While going through a divorce, one of the most important issues parents will have to address is child custody and visitation. This a sensitive matter, and you know how important it is to maintain a strong relationship with your child, even after the divorce is final. One way you can do this is by ensuring that you have a reasonable child custody plan in place that provides a way for your child to have as much stability and security as possible.
Even with a fair and reasonable child custody plan in place, you may find that the other parent is not cooperative. In fact, you may suspect that he or she is working to turn your child against you. This is parental alienation, and it can do permanent damage to the relationship you have with your child. It is beneficial to take immediate action to prevent this from happening completely or to make it stop as soon as possible if it is already ongoing.

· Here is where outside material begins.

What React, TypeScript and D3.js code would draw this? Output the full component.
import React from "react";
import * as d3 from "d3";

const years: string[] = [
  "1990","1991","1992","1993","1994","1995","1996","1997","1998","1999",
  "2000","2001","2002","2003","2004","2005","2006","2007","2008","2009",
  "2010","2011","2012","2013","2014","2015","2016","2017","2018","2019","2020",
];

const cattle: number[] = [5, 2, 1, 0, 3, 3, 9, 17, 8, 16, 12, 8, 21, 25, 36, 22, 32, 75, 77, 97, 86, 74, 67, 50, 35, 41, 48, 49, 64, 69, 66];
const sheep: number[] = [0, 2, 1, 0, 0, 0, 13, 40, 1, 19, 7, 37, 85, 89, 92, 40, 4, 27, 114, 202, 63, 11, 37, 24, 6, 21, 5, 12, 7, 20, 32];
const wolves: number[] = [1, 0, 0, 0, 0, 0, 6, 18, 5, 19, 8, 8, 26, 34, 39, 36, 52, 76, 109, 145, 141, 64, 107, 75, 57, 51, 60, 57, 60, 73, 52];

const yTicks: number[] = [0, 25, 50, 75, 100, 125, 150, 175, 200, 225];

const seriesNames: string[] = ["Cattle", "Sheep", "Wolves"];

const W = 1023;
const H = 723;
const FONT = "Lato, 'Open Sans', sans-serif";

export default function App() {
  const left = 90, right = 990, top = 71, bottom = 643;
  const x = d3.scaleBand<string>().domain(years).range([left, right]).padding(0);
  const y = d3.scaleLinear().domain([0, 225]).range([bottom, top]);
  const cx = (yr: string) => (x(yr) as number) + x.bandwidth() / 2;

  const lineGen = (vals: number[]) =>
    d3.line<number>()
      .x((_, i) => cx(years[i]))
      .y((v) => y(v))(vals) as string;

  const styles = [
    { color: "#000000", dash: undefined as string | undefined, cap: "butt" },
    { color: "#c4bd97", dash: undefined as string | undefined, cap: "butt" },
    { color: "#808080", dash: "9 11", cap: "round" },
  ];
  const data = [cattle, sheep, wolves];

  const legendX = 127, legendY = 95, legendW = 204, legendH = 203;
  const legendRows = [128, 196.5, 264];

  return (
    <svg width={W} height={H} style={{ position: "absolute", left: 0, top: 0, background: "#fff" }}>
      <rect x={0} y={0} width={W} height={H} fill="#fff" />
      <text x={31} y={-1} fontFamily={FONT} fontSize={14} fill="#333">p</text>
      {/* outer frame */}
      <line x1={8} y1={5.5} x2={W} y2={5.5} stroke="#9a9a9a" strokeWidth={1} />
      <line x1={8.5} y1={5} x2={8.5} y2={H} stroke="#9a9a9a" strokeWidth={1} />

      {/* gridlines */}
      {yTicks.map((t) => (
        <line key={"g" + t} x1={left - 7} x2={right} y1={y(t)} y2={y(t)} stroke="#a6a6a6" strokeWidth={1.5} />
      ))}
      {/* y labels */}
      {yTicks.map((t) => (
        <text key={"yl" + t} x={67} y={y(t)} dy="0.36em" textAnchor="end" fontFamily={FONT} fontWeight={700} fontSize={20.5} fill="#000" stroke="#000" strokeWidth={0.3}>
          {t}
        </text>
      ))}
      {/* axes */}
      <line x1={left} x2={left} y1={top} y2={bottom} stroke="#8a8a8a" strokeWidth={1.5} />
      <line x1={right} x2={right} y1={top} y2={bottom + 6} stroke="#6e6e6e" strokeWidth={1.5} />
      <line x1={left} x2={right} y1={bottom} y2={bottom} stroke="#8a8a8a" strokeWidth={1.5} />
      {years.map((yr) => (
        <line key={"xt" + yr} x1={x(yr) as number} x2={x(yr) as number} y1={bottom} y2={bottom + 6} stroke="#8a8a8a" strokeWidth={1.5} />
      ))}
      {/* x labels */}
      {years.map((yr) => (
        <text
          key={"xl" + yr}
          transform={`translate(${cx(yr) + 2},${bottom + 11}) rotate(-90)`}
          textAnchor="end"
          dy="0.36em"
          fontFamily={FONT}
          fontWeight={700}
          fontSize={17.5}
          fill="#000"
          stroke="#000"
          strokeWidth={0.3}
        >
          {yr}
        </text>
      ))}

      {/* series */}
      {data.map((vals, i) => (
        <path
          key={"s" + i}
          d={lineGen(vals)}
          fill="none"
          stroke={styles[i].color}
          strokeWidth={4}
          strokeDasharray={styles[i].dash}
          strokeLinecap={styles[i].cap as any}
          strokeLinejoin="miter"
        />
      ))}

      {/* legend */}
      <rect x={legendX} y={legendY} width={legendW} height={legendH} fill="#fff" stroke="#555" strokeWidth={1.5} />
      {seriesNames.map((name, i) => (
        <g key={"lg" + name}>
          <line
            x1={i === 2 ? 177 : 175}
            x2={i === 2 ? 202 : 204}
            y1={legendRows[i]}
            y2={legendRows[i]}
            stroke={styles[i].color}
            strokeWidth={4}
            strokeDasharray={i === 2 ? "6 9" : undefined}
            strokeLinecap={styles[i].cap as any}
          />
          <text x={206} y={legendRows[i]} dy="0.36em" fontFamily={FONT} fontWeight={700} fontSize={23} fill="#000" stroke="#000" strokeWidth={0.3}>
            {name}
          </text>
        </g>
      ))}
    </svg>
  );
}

Fighting for the relationship you have with your child
Children benefit when allowed to maintain a good relationship with both parents after a divorce is final. Nebraska fathers may find that they are at a disadvantage, despite courts being more likely to grant joint custody than in the past. If you are a dad and you notice any of the following behaviors from your children or former spouse, it may be an indicator of parental alienation:
- Your child is acting differently around you, or he or she no longer wants to spend time in your home.
- The other parent is no longer cooperating with the terms of your custody and visitation order, including refusal to return the child at the designated time.
- Your child says things about you that are not true, indicating the other parent is talking negatively about you to the kids.
Parental alienation is harmful and unacceptable. You have the right to fight for the relationship you have with your kids, including making parental alienation stop. If there is proof the other parent is trying to harm the relationship you have with your kids, a court may require additional parenting time, counseling and other remedies. If you suspect something is wrong, don’t remain silent. You can take steps to shield your kids and protect your parental rights.